Frequently Asked Questions - ThreatCHECK
ThreatCHECK monitors what IP addresses your computer is talking to by repeatedly running the ‘netstat’ command utility for a fixed period of time. This is a totally passive action that has no effect on communications to or from the computer.
When the time period is over, the ‘View full report’ option uploads the data to ThreatSTOP’s website where we cross correlate it with our database to find out if we know anything about the IP addresses your computer has been talking to. We store that data for 2 weeks so you can share it with others or revisit it for reference, then we delete it. After the first time you view the report, you will need to register with us (just a valid email address) to see it again. We do that primarily to stop abuse of our system.
Millions of computers around the world are infected with malware (sometimes known as trojans or bots) that take control of the computer without the user's permission, spy on the user's activities or steal the user's private data.
If you run ThreatCHECK you can find out if you have a bot on your computer and hence you can prevent cybercriminals from stealing your financial data and identity, committing fraud against you and other crimes. This can save you thousands of dollars and lots of hassles in restoring your online data and identity. Get a peace of mind that you are NOT talking to cybercriminals.
If you are on a corporate network, it’s even worse. The entire network can be compromised if your computer is “botted”, and the cost of data loss, remediation, and even fines from failing to comply with data security regulations can run in the millions.
Download ThreatCHECK by clicking the download button, and double click on the file to run it. Press OK if you get a security warning like the one shown below
Run ThreatCHECK for short, standard or extended times (see question below for which to choose) in the background while it discovers the IP addresses your computer is connected to. ThreatSTOP runs a query of those IPs on our database of known malware sites and compiles a report for you. You can see the report by clicking on "View Full Report". An example of a full report is here with all the features explained.
The Short test runs for 15 minutes which is generally long enough to catch the more noisy bots – and is quite long enough to check whether a particular website is trying to download malware onto your computer. It is probably not long enough to capture more stealthy sorts of attack. The standard test runs for one hour which is generally enough to catch most bots and other malware.
The extended test runs for 6 hours which is likely to produce a very large list of IP addresses if you run it while the computer is in use. On the other hand if you run it overnight, say, it gives you a good feel for what things your computer may be doing when you aren’t doing anything which is a great way to find the most stealthy forms of malware.

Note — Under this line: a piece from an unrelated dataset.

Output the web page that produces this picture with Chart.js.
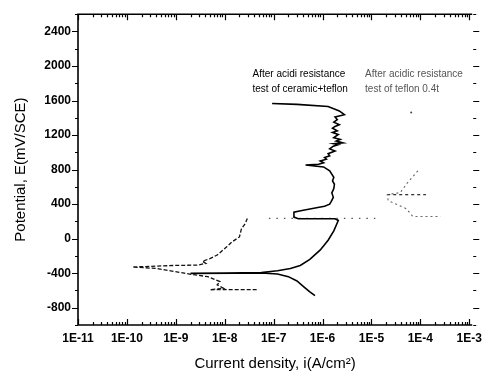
<!DOCTYPE html>
<html>
<head>
<meta charset="utf-8">
<script src="https://cdn.jsdelivr.net/npm/chart.js@4/dist/chart.umd.min.js"></script>
<style>
  html, body { margin: 0; padding: 0; background: #fff; }
  #wrap { width: 488px; height: 377px; }
</style>
</head>
<body>
<div id="wrap"><canvas id="chart"></canvas></div>
<script>
// ceramic+teflon curve (solid)
var ceramicCurrent = [7e-7, 5.5e-7, 4.2e-7, 3e-7, 2e-7, 1.2e-7, 5.6e-8, 1.5e-8, 2e-9, 1e-8, 5.6e-8,
    1.2e-7, 2.2e-7, 3.5e-7, 5.5e-7, 9e-7, 1.3e-6, 1.7e-6, 2.1e-6, 1.8e-6, 8e-7, 3.2e-7, 2.6e-7, 2.6e-7, 3.8e-7, 8e-7,
    1.1e-6, 1.4e-6, 1.5e-6, 1.66e-6, 1.55e-6, 1.7e-6, 1.75e-6, 1.6e-6, 1.7e-6, 1.4e-6, 1.05e-6,
    4.5e-7, 8.3e-7, 1.05e-6, 9e-7, 1.2e-6, 1.1e-6, 1.4e-6, 1.3e-6,
    1.8e-6, 1.4e-6, 1.66e-6, 2.1e-6, 1.7e-6, 2.6e-6, 1.9e-6, 2.3e-6, 1.7e-6, 2.1e-6, 1.6e-6,
    2.0e-6, 1.6e-6, 1.8e-6, 2.2e-6, 1.7e-6, 2.0e-6, 1.8e-6,
    2.8e-6, 2.2e-6, 1.3e-6, 3e-7, 9.3e-8];
var ceramicPotential = [-661, -615, -560, -490, -440, -410, -398, -400, -402, -397, -392,
    -372, -345, -310, -240, -130, -18, 90, 211, 231, 231, 231, 250, 307, 326, 360,
    375, 400, 430, 479, 530, 580, 630, 670, 710, 785, 831,
    854, 862, 880, 900, 920, 940, 960, 985,
    1015, 1040, 1072, 1090, 1100, 1110, 1130, 1150, 1170, 1207, 1230,
    1250, 1280, 1300, 1320, 1350, 1380, 1410,
    1436, 1480, 1531, 1555, 1566];

// teflon 0.4t curve (dashed), left part
var teflonCurrent = [4.5e-8, 9.5e-9, 5e-9, 9.5e-9, 7e-9, 8e-9, 4.5e-9, 2.5e-9, 1.5e-9, 4e-10,
    1.3e-10, 1e-9, 2.8e-9, 4.1e-9, 3.5e-9, 5.1e-9, 7e-9, 1.1e-8, 1.4e-8, 2e-8, 2.2e-8, 2.6e-8, 2.9e-8];
var teflonPotential = [-590, -590, -592, -575, -535, -497, -440, -420, -400, -345,
    -328, -310, -306, -286, -262, -229, -190, -95, -38, 20, 116, 170, 234];

// current jump of the teflon curve (dotted)
var jumpCurrent = [8e-8, 1.2e-5];
var jumpPotential = [235, 235];

// teflon curve, right part (grey)
var rightCurrent = [8.9e-5, 5.5e-5, 3.9e-5, 2.1e-5, 2.2e-5, 5.2e-5, 7e-5, 2.6e-4];
var rightPotential = [786, 650, 534, 510, 441, 346, 257, 257];
var shelfCurrent = [2.1e-5, 1.3e-4];
var shelfPotential = [510, 510];
var dotCurrent = [6.5e-5];
var dotPotential = [1462];

var xTickValues = [1e-11, 1e-10, 1e-9, 1e-8, 1e-7, 1e-6, 1e-5, 1e-4, 1e-3];
var yTickValues = [-800, -400, 0, 400, 800, 1200, 1600, 2000, 2400];

var FONT = '"Liberation Sans", Arial, sans-serif';

function pairs(xs, ys) {
    return xs.map(function (x, i) { return { x: x, y: ys[i] }; });
}

// frame, inward/outward tick marks and the two labels
var framePlugin = {
    id: 'frame',
    afterDraw: function (chart) {
        var ctx = chart.ctx;
        var a = chart.chartArea;
        var xs = chart.scales.x, ys = chart.scales.y;
        ctx.save();
        ctx.strokeStyle = '#000';
        ctx.lineWidth = 1.6;
        ctx.beginPath();
        ctx.moveTo(a.right, a.top);
        ctx.lineTo(a.left, a.top);
        ctx.lineTo(a.left, a.bottom);
        ctx.lineTo(a.right, a.bottom);
        ctx.stroke();

        ctx.lineWidth = 1.2;
        ctx.beginPath();
        for (var e = -11; e <= -3; e++) {
            for (var m = 1; m <= 9; m++) {
                var v = m * Math.pow(10, e);
                if (v > xs.max) break;
                var px = Math.round(xs.getPixelForValue(v)) + 0.5;
                var len = m === 1 ? 6 : 3;
                ctx.moveTo(px, a.bottom);
                ctx.lineTo(px, a.bottom - len);
                ctx.moveTo(px, a.top);
                ctx.lineTo(px, a.top + len);
            }
        }
        for (var y = -1000; y <= 2600; y += 200) {
            var py = Math.round(ys.getPixelForValue(y)) + 0.5;
            var l = (y % 400 === 0) ? 6 : 3;
            ctx.moveTo(a.left, py);
            ctx.lineTo(a.left - l, py);
            ctx.moveTo(a.right + 1, py);
            ctx.lineTo(a.right + 1 + l, py);
        }
        ctx.stroke();

        ctx.font = '10px ' + FONT;
        ctx.textBaseline = 'middle';
        ctx.textAlign = 'left';
        ctx.fillStyle = '#000';
        ctx.fillText('After acidi resistance', xs.getPixelForValue(3.7e-8), ys.getPixelForValue(1902));
        ctx.fillText('test of ceramic+teflon', xs.getPixelForValue(3.7e-8), ys.getPixelForValue(1735));
        ctx.fillStyle = '#555';
        ctx.fillText('After acidic resistance', xs.getPixelForValue(7.4e-6), ys.getPixelForValue(1902));
        ctx.fillText('test of teflon 0.4t', xs.getPixelForValue(7.4e-6), ys.getPixelForValue(1735));
        ctx.restore();
    }
};

var chart = new Chart(document.getElementById('chart'), {
    type: 'scatter',
    data: {
        datasets: [{
            label: 'ceramic+teflon',
            data: pairs(ceramicCurrent, ceramicPotential),
            showLine: true,
            borderColor: '#000',
            borderWidth: 1.6,
            pointRadius: 0
        }, {
            label: 'teflon 0.4t',
            data: pairs(teflonCurrent, teflonPotential),
            showLine: true,
            borderColor: '#111',
            borderWidth: 1.3,
            borderDash: [4, 2],
            pointRadius: 0
        }, {
            label: 'jump',
            data: pairs(jumpCurrent, jumpPotential),
            showLine: true,
            borderColor: '#555',
            borderWidth: 1.2,
            borderDash: [1.5, 6],
            pointRadius: 0
        }, {
            label: 'teflon right',
            data: pairs(rightCurrent, rightPotential),
            showLine: true,
            borderColor: '#666',
            borderWidth: 1.1,
            borderDash: [2, 3],
            pointRadius: 0
        }, {
            label: 'shelf',
            data: pairs(shelfCurrent, shelfPotential),
            showLine: true,
            borderColor: '#333',
            borderWidth: 1.3,
            borderDash: [3, 3],
            pointRadius: 0
        }, {
            label: 'dot',
            data: pairs(dotCurrent, dotPotential),
            showLine: false,
            backgroundColor: '#444',
            borderWidth: 0,
            pointRadius: 1
        }]
    },
    options: {
        responsive: true,
        maintainAspectRatio: false,
        animation: false,
        layout: { padding: { top: 12, right: 8, left: 0, bottom: 0 } },
        plugins: {
            legend: { display: false },
            tooltip: { enabled: false }
        },
        scales: {
            x: {
                type: 'logarithmic',
                min: 1e-11,
                max: 1.15e-3,
                grid: { display: false, drawTicks: false },
                border: { display: false },
                afterBuildTicks: function (scale) {
                    scale.ticks = xTickValues.map(function (v) { return { value: v }; });
                },
                afterFit: function (scale) { scale.height = 52; },
                ticks: {
                    autoSkip: false,
                    maxRotation: 0,
                    padding: 6,
                    color: '#000',
                    font: { family: FONT, size: 12, weight: 'bold' },
                    callback: function (v) { return '1E' + Math.round(Math.log10(v)); }
                },
                title: {
                    display: true,
                    text: 'Current density, i(A/cm²)',
                    color: '#000',
                    font: { family: FONT, size: 15 },
                    padding: { top: 0, bottom: 4 }
                }
            },
            y: {
                min: -1000,
                max: 2600,
                grid: { display: false, drawTicks: false },
                border: { display: false },
                afterBuildTicks: function (scale) {
                    scale.ticks = yTickValues.map(function (v) { return { value: v }; });
                },
                afterFit: function (scale) { scale.width = 78; },
                ticks: {
                    padding: 7,
                    color: '#000',
                    font: { family: FONT, size: 12, weight: 'bold' },
                    callback: function (v) { return String(v); }
                },
                title: {
                    display: true,
                    text: 'Potential, E(mV/SCE)',
                    color: '#000',
                    font: { family: FONT, size: 15 },
                    padding: { top: 12, bottom: 0 }
                }
            }
        }
    },
    plugins: [framePlugin]
});
</script>
</body>
</html>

Tip: You can always choose the extended test and then stop it when you think you have gathered enough data
There are a couple of options that can be specified if you run threatCHECK from a command prompt.
These can be used by advanced users to automate its actions:
|/t N||run for N minutes|
||upload data to ThreatSTOP automatically once the time is up|
|/n||skip the check to see if there is an updated version of the software
The ‘save to file’ and ‘copy to clipboard’ options are also useful to feed the same IP address data to some other application than ThreatSTOP’s database.

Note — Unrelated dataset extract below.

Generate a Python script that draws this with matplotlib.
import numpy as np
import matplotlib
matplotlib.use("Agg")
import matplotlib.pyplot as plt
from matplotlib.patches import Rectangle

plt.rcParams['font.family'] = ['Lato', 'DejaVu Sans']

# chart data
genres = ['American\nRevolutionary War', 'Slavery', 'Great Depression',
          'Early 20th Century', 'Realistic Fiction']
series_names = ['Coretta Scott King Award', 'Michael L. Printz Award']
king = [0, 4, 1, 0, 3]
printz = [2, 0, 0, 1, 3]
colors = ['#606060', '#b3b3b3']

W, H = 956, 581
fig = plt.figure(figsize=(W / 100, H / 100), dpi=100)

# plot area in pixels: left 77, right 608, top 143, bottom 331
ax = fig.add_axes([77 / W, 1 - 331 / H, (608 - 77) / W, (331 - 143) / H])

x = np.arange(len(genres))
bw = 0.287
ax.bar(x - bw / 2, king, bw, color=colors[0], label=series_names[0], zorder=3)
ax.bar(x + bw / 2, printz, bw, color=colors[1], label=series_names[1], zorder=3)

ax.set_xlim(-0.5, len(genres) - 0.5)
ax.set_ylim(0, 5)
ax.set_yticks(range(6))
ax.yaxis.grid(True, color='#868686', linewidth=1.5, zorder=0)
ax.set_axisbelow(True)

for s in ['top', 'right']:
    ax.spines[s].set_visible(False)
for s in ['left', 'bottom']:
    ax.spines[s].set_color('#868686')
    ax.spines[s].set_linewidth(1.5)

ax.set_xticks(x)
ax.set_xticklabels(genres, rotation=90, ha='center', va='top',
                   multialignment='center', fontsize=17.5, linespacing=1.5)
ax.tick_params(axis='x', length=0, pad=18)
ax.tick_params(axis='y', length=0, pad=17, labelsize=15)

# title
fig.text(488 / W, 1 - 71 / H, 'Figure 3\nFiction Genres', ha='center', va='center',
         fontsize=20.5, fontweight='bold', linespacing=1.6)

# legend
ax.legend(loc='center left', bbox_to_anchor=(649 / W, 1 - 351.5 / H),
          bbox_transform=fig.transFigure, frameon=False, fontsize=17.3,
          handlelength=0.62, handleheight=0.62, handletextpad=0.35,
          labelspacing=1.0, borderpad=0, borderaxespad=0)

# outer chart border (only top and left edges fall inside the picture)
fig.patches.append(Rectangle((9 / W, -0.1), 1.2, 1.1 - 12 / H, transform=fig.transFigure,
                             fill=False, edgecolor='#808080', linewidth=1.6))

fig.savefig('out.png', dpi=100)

The result page tells you what IP addresses in our database your computer has been communicating with. Not all of these are necessarily bad - particularly if the only information is a country. For example communicating with IP addresses in Estonia may mean you are using Skype (which has some servers there) and communicating with the Czech Republic may just mean your anti-virus is looking for an update (both Avast and AVG originate in the Czech Republic). However if the IP address is listed as being known for something other than a country then that could be more problematic.
Take a look at our sample page to see what a really worrying report might look like and to get more explanation about what it means.
If your report shows nothing suspicious, you don't need to do anything. You should run ThreatCHECK periodically to ensure that your computer is still clean, as it is constantly being bombarded by cybercriminals. On the other hand, if you do have suspicious connections or a confirmed infection, then you should investigate further and possibly seek help.
If you are in a corporate environment you should contact your IT help desk for help. If not, the next section lists some tools you can use to clean up bots.
Microsoft and many antivirus companies have specific removal tools for some bots (e.g. this page from Symantec or this one by eset). In addition we recommend Malwarebytes (http://www.malwarebytes.org/ ) as a good general tool.
Other sources of help:
However you should be aware that in many cases it is safer (and quicker) to back up critical data and then totally reinstall / reimage the machine.